Hardware Acceleration Settings
Go to Settings (gear icon) → Performance:
- GPU Offload Layers: How many transformer layers to run on GPU. Set to maximum your VRAM allows. More layers on GPU = faster generation
- CPU Threads: For CPU-only inference, set to your physical core count (not logical)
- Context Length: How much conversation history the model retains. Larger context = more RAM used; 4096 is fine for most chats
LM Studio auto-detects and configures your GPU. On NVIDIA, it uses CUDA. On AMD, it uses ROCm (Linux) or Vulkan (Windows). On Apple Silicon, it uses Metal for exceptional performance — even M2/M3/M4 MacBook Air chips run 7B models well.
Using the Local OpenAI-Compatible API
LM Studio’s local server is its most powerful feature for developers. Enable it:
- Click Local Server in the left sidebar
- Load a model
- Click Start Server (default port: 1234)
Use with Python:
from openai import OpenAI
client = OpenAI(
base_url="http://localhost:1234/v1",
api_key="not-needed" # LM Studio doesn't require auth
)
response = client.chat.completions.create(
model="local-model", # model name doesn't matter with LM Studio
messages=[
{"role": "system", "content": "You are a helpful assistant."},
{"role": "user", "content": "Explain LUKS encryption in 3 sentences."}
]
)
print(response.choices[0].message.content)
Any application that supports custom OpenAI API endpoints works with LM Studio — including Cursor, Obsidian AI plugins, and custom scripts. This is how you integrate local AI into your existing tools without sending data to OpenAI.
LM Studio vs.

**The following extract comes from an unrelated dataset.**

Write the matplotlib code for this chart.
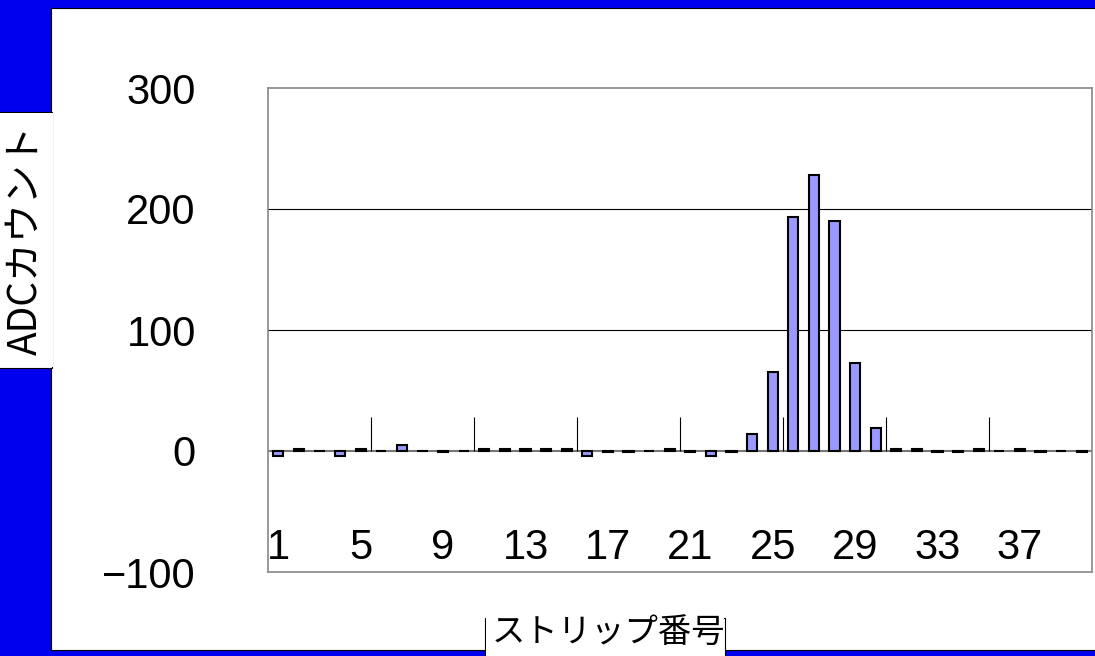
import matplotlib.pyplot as plt
from matplotlib.patches import Rectangle

plt.rcParams['font.family'] = ['Liberation Sans', 'Noto Sans CJK JP', 'DejaVu Sans']

strips = list(range(1, 41))
adc = [-4, 2, 0, -4, 2, 0, 5, 0, -1, 0,
       2, 2, 2, 2, 2, -4, -1, -1, 0, 2,
       -1, -4, -1, 14, 65, 193, 228, 190, 73, 19,
       2, 2, -1, -1, 2, 0, 2, -1, 0, -1]
xtick_labels = [1, 5, 9, 13, 17, 21, 25, 29, 33, 37]
yticks = [-100, 0, 100, 200, 300]

W, H = 1095, 656
fig = plt.figure(figsize=(W / 100, H / 100), dpi=100, facecolor='#0000EE')

# white panel and label boxes (pixel coords -> figure fraction)
def box(x0, y0, x1, y1, ec='black'):
    fig.patches.append(Rectangle((x0 / W, 1 - y1 / H), (x1 - x0) / W, (y1 - y0) / H,
                                 transform=fig.transFigure, facecolor='white',
                                 edgecolor=ec, lw=0.8, zorder=-2))

box(51, 8, 1100, 650)
box(-5, 112, 52, 368)
box(485, 618, 725, 660)
box(0, 113, 53, 367, 'none')
box(486, 615, 724, 660, 'none')

ax = fig.add_axes([268 / W, 1 - 572 / H, (1092 - 268) / W, (572 - 88) / H])
ax.set_facecolor('white')
ax.bar(strips, adc, width=0.5, color='#9999FF', edgecolor='black', linewidth=1.5, zorder=3)
ax.set_xlim(0.5, 40.5)
ax.set_ylim(-100, 300)
ax.set_yticks(yticks)
ax.set_yticklabels([str(v).replace('-', '\u2212') for v in yticks], fontsize=30)
ax.tick_params(axis='y', length=0, pad=52)
ax.set_xticks([])
for v in (100, 200):
    ax.axhline(v, color='black', lw=0.8, zorder=1)
ax.axhline(0, color='#777777', lw=1.5, zorder=2)
ax.vlines([i + 0.5 for i in range(5, 40, 5)], 0, 28, color='black', lw=0.8, zorder=2)
for s in strips:
    if s in xtick_labels:
        ax.text(s, -80, str(s), ha='center', va='center', fontsize=30, zorder=4)
for sp in ax.spines.values():
    sp.set_color('#888888')
    sp.set_linewidth(1.2)

fig.text(26 / W, 1 - 240 / H, 'ADCカウント', rotation=90, ha='center', va='center',
         fontsize=28, family=['Noto Sans CJK JP', 'DejaVu Sans'])
fig.text(608 / W, 1 - 632 / H, 'ストリップ番号', ha='center', va='center',
         fontsize=24, family=['Noto Sans CJK JP', 'DejaVu Sans'])

fig.savefig('out.png', dpi=100, facecolor=fig.get_facecolor())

Ollama
Both run local LLMs but with different approaches:
| Feature | LM Studio | Ollama |
|---|---|---|
| UI | Desktop GUI | CLI |
| Model discovery | Built-in browser | Manual pull |
| API | OpenAI-compatible | Ollama API + OpenAI compat |
| Open WebUI support | Yes | Yes |
| Platforms | Win/Mac/Linux | Win/Mac/Linux |
| Best for | Beginners, GUI users | Power users, Docker deployments |
Many users run both: LM Studio for exploring and testing models, Ollama for production deployments behind Open WebUI.
LM Studio lowers the barrier to running private AI substantially — if you’ve been hesitant to set up local LLMs due to the command-line complexity, LM Studio’s GUI makes it as approachable as installing any desktop app.